Тем не менее, Павлику и его братьям в отсутствие отца приходилось бороться за свое существование. В четырнадцать лет Павлик уже считался «мужчиной» в семье. В деле есть предположение, что именно в этом качестве он вступил в конфликт со своими дедом и дядькой по имущественному вопросу, когда после ухода Трофима из семьи его брат попытался прибрать к рукам кое-какое имущество «для сохранности». По обычаю, распространенному в крестьянских семьях до 1960-х годов, на Павлике лежала ответственность за всех младших детей в семье. В тот роковой день, пока сам Павлик ходил с Федором в лес по ягоды, за пятилетним Романом [67] приглядывал одиннадцатилетний Алексей. Как и у других деревенских детей, у Морозовых имелась домотканая одежда (в день убийства на Павлике были надеты рубаха и фуфайка [10] и, предположительно, штаны, которые, однако, не упоминаются в посмертном описании). Нижнее белье дети не носили[62]

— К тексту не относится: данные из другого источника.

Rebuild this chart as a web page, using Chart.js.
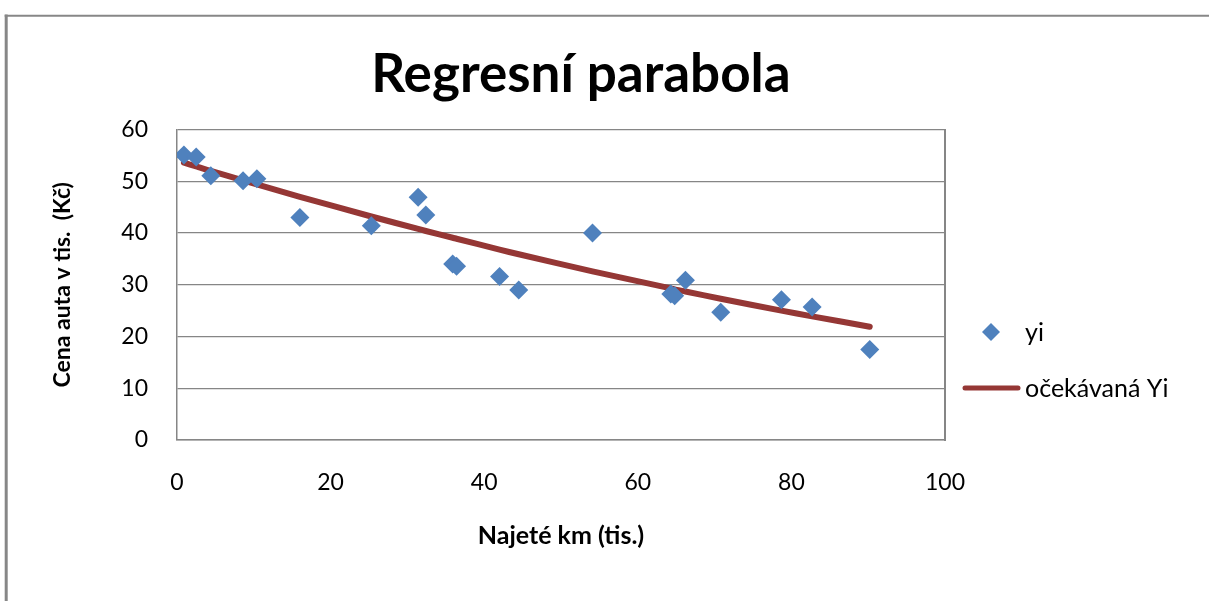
<!DOCTYPE html>
<html><head><meta charset="utf-8">
<script src="https://cdn.jsdelivr.net/npm/chart.js@4.4.0/dist/chart.umd.min.js"></script>
<style>html,body{margin:0;padding:0;background:#fff}#wrap{position:relative;width:1209px;height:601px}</style>
</head><body><div id="wrap"><canvas id="c"></canvas></div>
<script>
const chartTitle = 'Regresní parabola';
const xTitle = 'Najeté km (tis.)';
const yTitle = 'Cena auta v tis.  (Kč)';
const seriesNames = ['yi', 'očekávaná Yi'];
const kmX = [0.9, 2.5, 4.4, 8.6, 10.4, 16.0, 25.3, 31.4, 32.4, 35.9, 36.4, 42.0, 44.5, 54.1, 64.3, 64.8, 66.2, 70.8, 78.7, 82.7, 90.2];
const priceY = [55.1, 54.7, 51.1, 50.1, 50.5, 43.0, 41.4, 46.9, 43.5, 34.0, 33.6, 31.6, 29.0, 40.0, 28.2, 27.9, 30.9, 24.7, 27.1, 25.7, 17.5];
const expectedY = [53.6, 52.9, 52.0, 50.2, 49.4, 47.0, 43.2, 40.8, 40.4, 39.1, 38.9, 36.8, 35.9, 32.6, 29.3, 29.1, 28.7, 27.3, 25.0, 23.9, 21.9];
const xTicks = [0, 20, 40, 60, 80, 100];
const yTicks = [0, 10, 20, 30, 40, 50, 60];

const BLUE = '#4F81BD';
const RED = '#953735';
const GRID = '#868686';
const FONT = 'Lato';

const frame = {
  id: 'frame',
  beforeDraw(chart) {
    const ctx = chart.ctx;
    ctx.save();
    ctx.strokeStyle = '#878787';
    ctx.lineWidth = 3;
    ctx.beginPath(); ctx.moveTo(6.2, 601); ctx.lineTo(6.2, 14.5); ctx.stroke();
    ctx.lineWidth = 2;
    ctx.beginPath(); ctx.moveTo(4.7, 15.8); ctx.lineTo(1209, 15.8); ctx.stroke();
    ctx.restore();
  }
};

const customLegend = {
  id: 'customLegend',
  afterDraw(chart) {
    const ctx = chart.ctx;
    const ds0 = chart.data.datasets[0], ds1 = chart.data.datasets[1];
    ctx.save();
    ctx.fillStyle = ds0.backgroundColor;
    ctx.beginPath();
    ctx.moveTo(991, 323); ctx.lineTo(1000, 332); ctx.lineTo(991, 341); ctx.lineTo(982, 332); ctx.closePath();
    ctx.fill();
    ctx.strokeStyle = ds1.borderColor;
    ctx.lineWidth = 5;
    ctx.lineCap = 'round';
    ctx.beginPath(); ctx.moveTo(965, 388); ctx.lineTo(1018, 388); ctx.stroke();
    ctx.fillStyle = '#000';
    ctx.textBaseline = 'middle';
    ctx.font = '25px ' + FONT;
    ctx.fillText(ds0.label, 1025, 333);
    ctx.fillText(ds1.label, 1025, 389);
    ctx.restore();
  }
};

new Chart(document.getElementById('c'), {
  data: {
    datasets: [
      {
        type: 'scatter',
        label: seriesNames[0],
        data: kmX.map((x, i) => ({x: x, y: priceY[i]})),
        backgroundColor: BLUE,
        borderColor: BLUE,
        pointStyle: 'rectRot',
        pointRadius: 9.5,
        borderWidth: 0
      },
      {
        type: 'line',
        label: seriesNames[1],
        data: kmX.map((x, i) => ({x: x, y: expectedY[i]})),
        borderColor: RED,
        backgroundColor: RED,
        borderWidth: 6,
        pointRadius: 0,
        tension: 0.2,
        fill: false,
        borderCapStyle: 'round'
      }
    ]
  },
  options: {
    responsive: true,
    maintainAspectRatio: false,
    animation: false,
    layout: {padding: {left: 0, right: 47, top: 0, bottom: 0}},
    plugins: {
      legend: {display: false},
      tooltip: {enabled: false},
      title: {
        display: true,
        text: chartTitle,
        color: '#000',
        font: {family: FONT, size: 53, weight: 'bold'},
        padding: {top: 43, bottom: 23}
      }
    },
    scales: {
      x: {
        type: 'linear',
        position: 'bottom',
        min: xTicks[0], max: xTicks[xTicks.length - 1],
        afterBuildTicks: s => { s.ticks = xTicks.map(v => ({value: v})); },
        grid: {display: false, drawTicks: false},
        border: {display: true, color: GRID, width: 1.5},
        ticks: {color: '#000', font: {family: FONT, size: 23}, padding: 29, maxRotation: 0},
        title: {display: true, text: xTitle, color: '#000', font: {family: FONT, size: 25, weight: 'bold'}, padding: {top: 0, bottom: 50}},
        afterFit: s => { s.height = 161; }
      },
      y: {
        type: 'linear',
        position: 'left',
        min: yTicks[0], max: yTicks[yTicks.length - 1],
        afterBuildTicks: s => { s.ticks = yTicks.map(v => ({value: v})); },
        grid: {display: true, color: GRID, lineWidth: 1.3, drawTicks: false},
        border: {display: true, color: GRID, width: 1.5},
        ticks: {color: '#000', font: {family: FONT, size: 23}, padding: 29},
        title: {display: true, text: yTitle, color: '#000', font: {family: FONT, size: 23, weight: 'bold'}, padding: {top: 49, bottom: 0}},
        afterFit: s => { s.width = 177; }
      },
      side: {
        type: 'linear',
        position: 'right',
        display: true,
        grid: {display: false, drawTicks: false},
        border: {display: true, color: GRID, width: 2},
        ticks: {display: false},
        afterFit: s => { s.width = 217; }
      }
    }
  },
  plugins: [frame, customLegend]
});
</script>
</body></html>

. Личная гигиена ограничивалась нерегулярными походами в баню[63] и купанием в местных водоемах в летнее время. Имя «Павлик» звучит ласково и немного покровительственно — так обращаются взрослые к маленьким детям. Однако не стоит заблуждаться: в семье мальчика звали «Пашкой», а его старшего двоюродного брата — «Данилкой», т.е. куда более грубо и пренебрежительно. Но на официальный советский вкус, уменьшительные имена с суффиксом «ка» звучали некультурно и имели привкус подросткового хулиганства, поэтому пресса называла Морозова «Павликом», а иногда даже «Павлушей», возвращая его таким образом из тяжелой трудовой юности в младенчество.Члены морозовской семьи различались не только по имущественному положению, но и по степени лояльности к советской власти. Степень лояльности напрямую зависела от поколения, а вернее будет сказать, что молодые члены семьи уже научились правильно отвечать на вопросы официальных представителей о «политическом мировоззрении». «Политических убеждений нет», — заявил о себе Арсений Кулуканов на допросе в сентябре 1932 года [96]. Ксения Морозова ответила в том же духе [100]. Сергей Морозов высказался еще более провокативно: «какая бы власть ни была — безразлично» [105]. Если принять во внимание распространенный в то время идеологический тезис «кто не с нами, тот против нас», то подобный ответ равносилен признанию себя врагом системы.